Cela fait plusieurs mois que les libraires se plaignent des prix imposés par les diffuseurs, qui disposent d’exclusivités sur les catalogues d’éditeurs français. Les prix des livres en francs suisses sont fixés par les diffuseurs depuis Paris. Or, ceux-ci n’ont pas tous répercuté la hausse du franc de 2010 et 2011.

«Certains diffuseurs ont fait des efforts, mais d’autres ne veulent pas baisser les prix», regrette Véronique Overney, directrice des librairies La Fontaine à Vevey.

Interpellé, le représentant suisse d’un grand diffuseur parisien reconnaît le problème, mais commente sous couvert de l’anonymat: «Les décisions se prennent à Paris. Nous n’avons pas notre mot à dire sur cette politique de prix».

Cours de l’euro en cause

Comme le prix des livres en euros est imprimé sur la couverture, conformément à la loi Lang, les consommateurs peuvent comparer. Et constater que le taux de change pratiqué est parfois très fantaisiste.

Sur certains ouvrages, le taux peut atteindre 1,92 franc pour 1 euro – alors que le cours du jour est de 1,22 franc. «Certains clients regardent le prix et reposent le livre, témoigne Véronique Overney. La pression est d’autant plus forte sur les libraires que les consommateurs peuvent passer commande par internet.»

«Les diffuseurs forment un véritable cartel», dénonce Pascal Vandenberghe. Pour contourner ce problème, Payot a convaincu deux grands groupes éditoriaux français, Flammarion et Gallimard, de changer de système. Payot commandera directement ses livres en France et en euros, sans passer par un diffuseur suisse.

Des négociations sont en cours avec les autres grands diffuseurs présents sur le marché romand: Diffulivres, Interforum et Volumen. Ce nouveau modèle de distribution devrait permettre de limiter à 20% le surcoût entre les prix français et suisses, selon Payot.

«Nous avons des charges en francs, il semble donc normal qu’un surcoût subsiste. Mais le niveau actuel est inacceptable», estime Pascal Vandenberghe. Le leader romand a les moyens de ses ambitions. Avec un tiers de parts de marché en Suisse romande, il peut se permettre de créer une nouvelle plate-forme pour commander ses livres à Paris.
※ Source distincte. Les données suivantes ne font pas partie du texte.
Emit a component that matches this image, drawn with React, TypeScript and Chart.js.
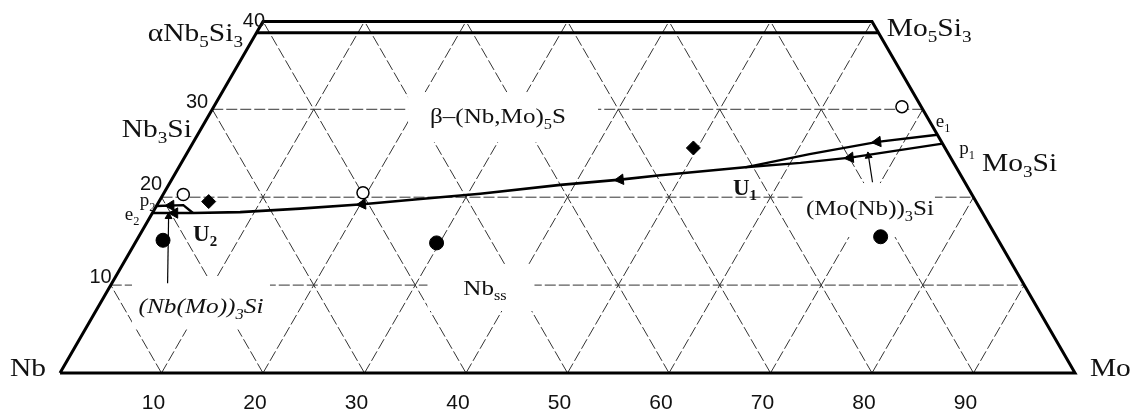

Les indépendants devront s’organiser

Mais pour les libraires indépendants, ce sera plus compliqué. Le principal distributeur romand, l’Office du livre (OLF), tente de créer une plate-forme pour eux. Son directeur, Patrice Fehlmann, était cette semaine à Paris pour négocier avec les éditeurs.

«C’est un vrai changement de paradigme, reconnaît-il. Mon souci est de garantir une qualité de service équivalente.» Ce paramètre est aussi au cœur des préoccupations des libraires indépendants : «Il est encore trop tôt pour dire si ce nouveau système tournera à notre avantage, hésite Véronique Overney, des librairies La Fontaine.
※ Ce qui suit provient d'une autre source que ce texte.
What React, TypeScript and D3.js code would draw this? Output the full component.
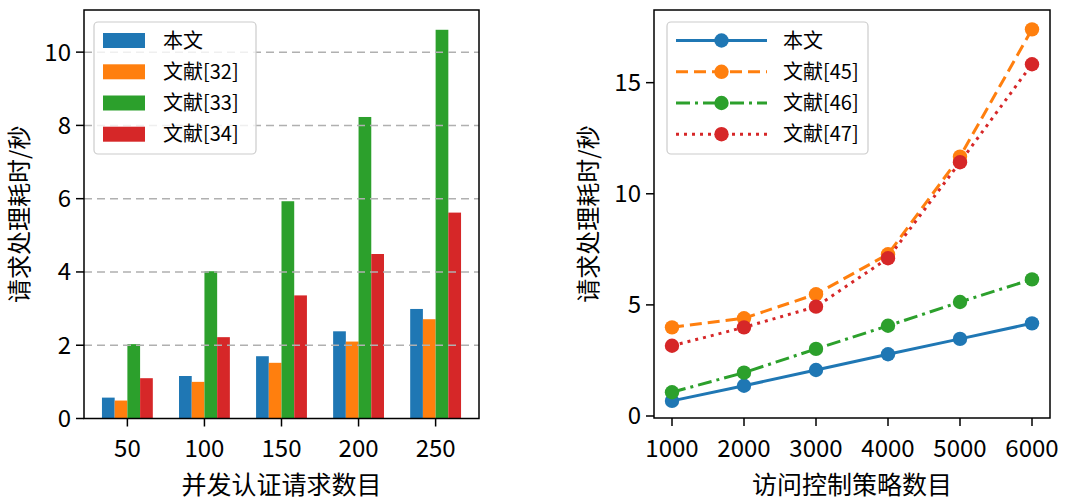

Certains diffuseurs ont exagéré sur les prix, mais ils nous assurent depuis des années une qualité de services que nous ne sommes pas sûrs de retrouver.» A noter que Payot et l’OLF appartiennent tous deux à Hachette Distribution Services, alors que le premier diffuseur de Suisse romande, Diffulivres, appartient à Hachette Livre. Ces deux branches du groupe Lagardère n’ont pas réussi à s’entendre.

 La Commission de la Concurrence (Comco) avait ouvert une enquête en 2008 sur les distorsions de prix. L’enquête a été suspendue au printemps 2011, suite au dépôt, par plusieurs partis de droite, d’un référendum contre la réglementation du prix du livre. Le peuple sera appelé à se prononcer sur cette question l’année prochaine.